The female vocalist has this vessel-bursting vocal scrape that sounds like she’s attempting to spit up all 5-6 vowels at once – then again, perhaps that’s just the Finnish language for ya. She’s a real hoarse shouter nonetheless, and her amateur take on “singing” is in line with the rest of the DIY pleasures to be found on Rutto’s debut. Each of the 5 tracks buzz at a steady mid/high-tempo pace and don’t vary for 7/8ths of the track, yet all sort of fall to pieces at the end and stop, rev up again, and finally collapse into chaos. Fans of SOLGER, TEDDY & THE FRAT GIRLS and the motherf***in Flag themselves will be impressed. Get it on your dorky want list ASAP.
(Originally posted on my Agony Shorthand blog back in 2005)
THEE MIGHTY CAESARS : “DON’T GIVE ANY DINNER TO HENRY CHINASKI” LP
Hands down the best record of BILLY CHILDISH’s exceptionally prolific career. I went hog wild scarfing up MIGHTY CAESARS vinyl in the late 80s/early 90s when the first Crypt best-of compilation turned me onto these guys, and at one point I think I had the entire discography before Thee Headcoats went off the deep end and tossed off onto the public every fart & titter committed to tape . This one from 1987, all 19 minutes of it, was by far the boldest and most raw thing this very bold & raw trio put to vinyl, featuring early wide-groove, near-45rpm versions of hits like “She’s Just 15”, “Devious Means” and “I Can Tell”.
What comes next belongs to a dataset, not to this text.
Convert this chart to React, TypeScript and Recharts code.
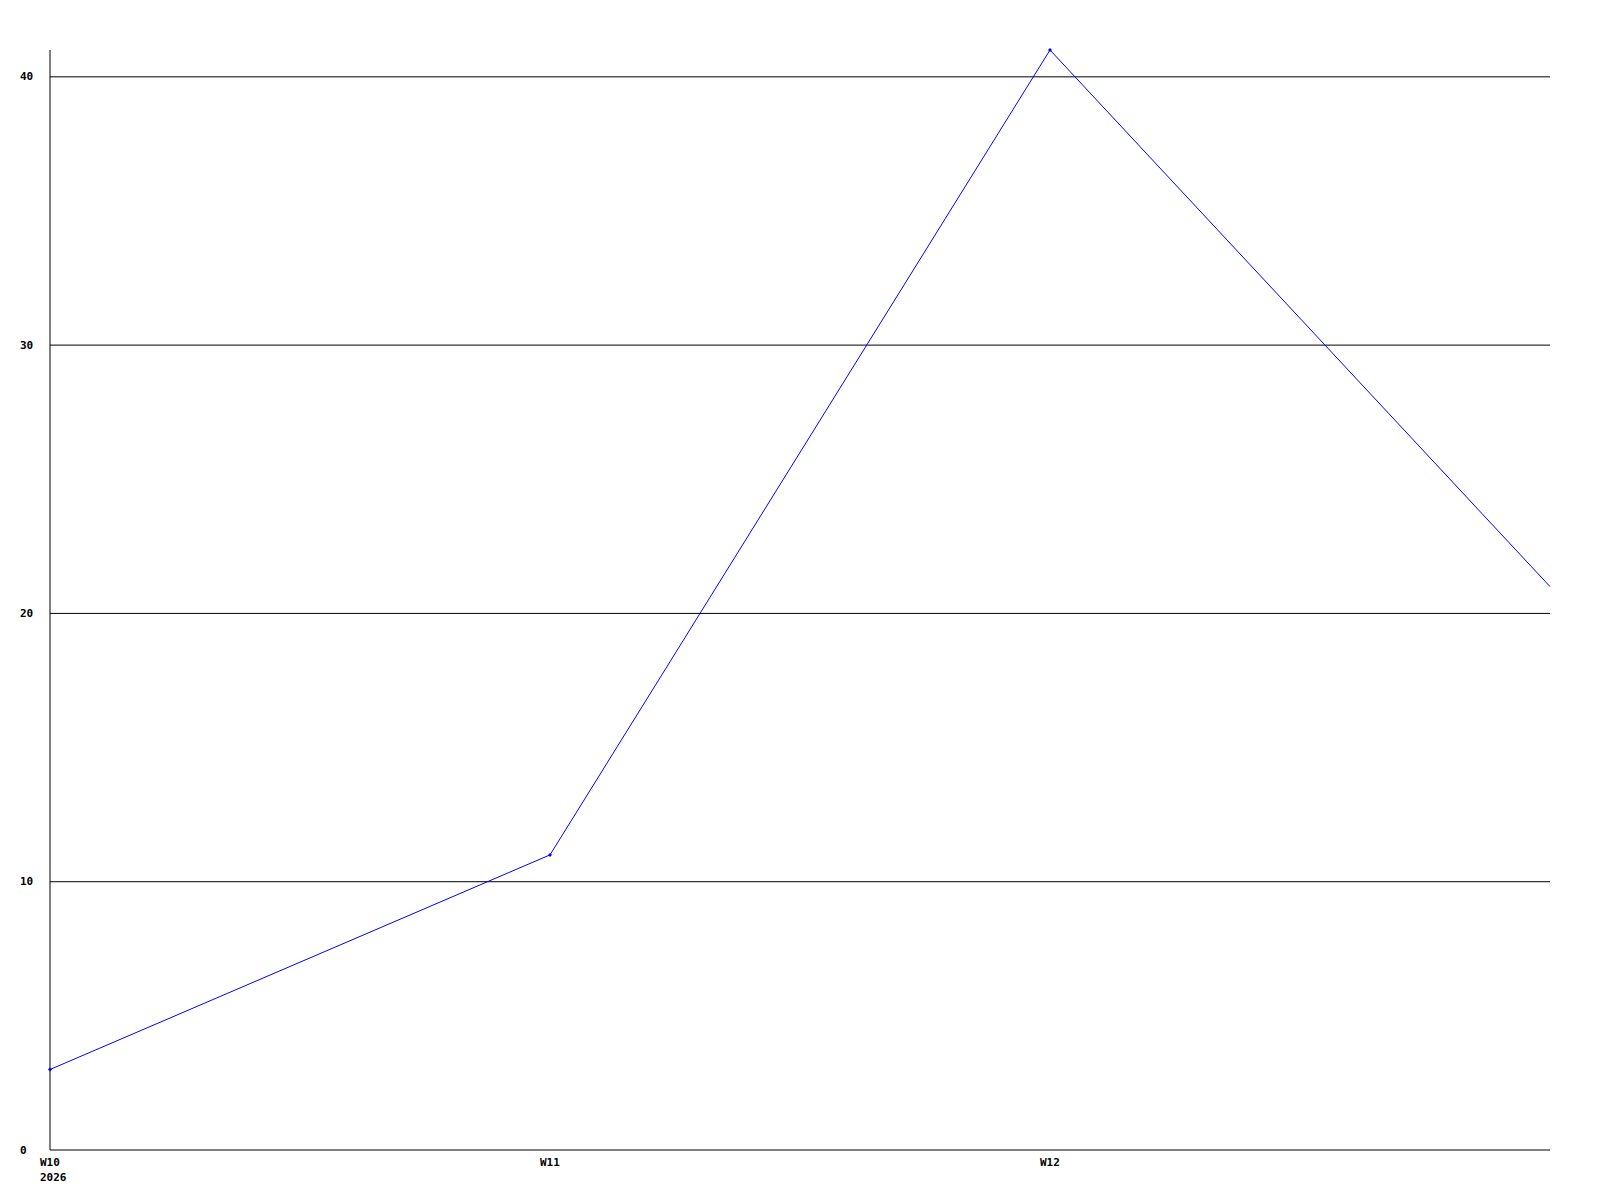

This is when Childish & co. were deepest into their LINK WRAY fixation(s), so among the 10 tracks are incredible, hotwired versions of “Comanche” and “Run Chicken Run” – the former is so booming & loud I’d venture to say I’d even take it over Link’s version. Also features a thumper of a run-through of THE TROGGS’ “I Want You” and several other fantastic originals that never made it to later best-of comps (to my knowledge), like “The Bay of Pigs” and my fave, “La-La, La-La, La-La-La” (easily one of the Top 3-4 Caesars tracks ever).
It’s a band that’s not difficult to forget about sometimes, given their daunting discography and near vanishment from the historical record, but man, if someone was wise & prescient enough to re-press this thing, I can think of a lot of ears that’d wanna hear it.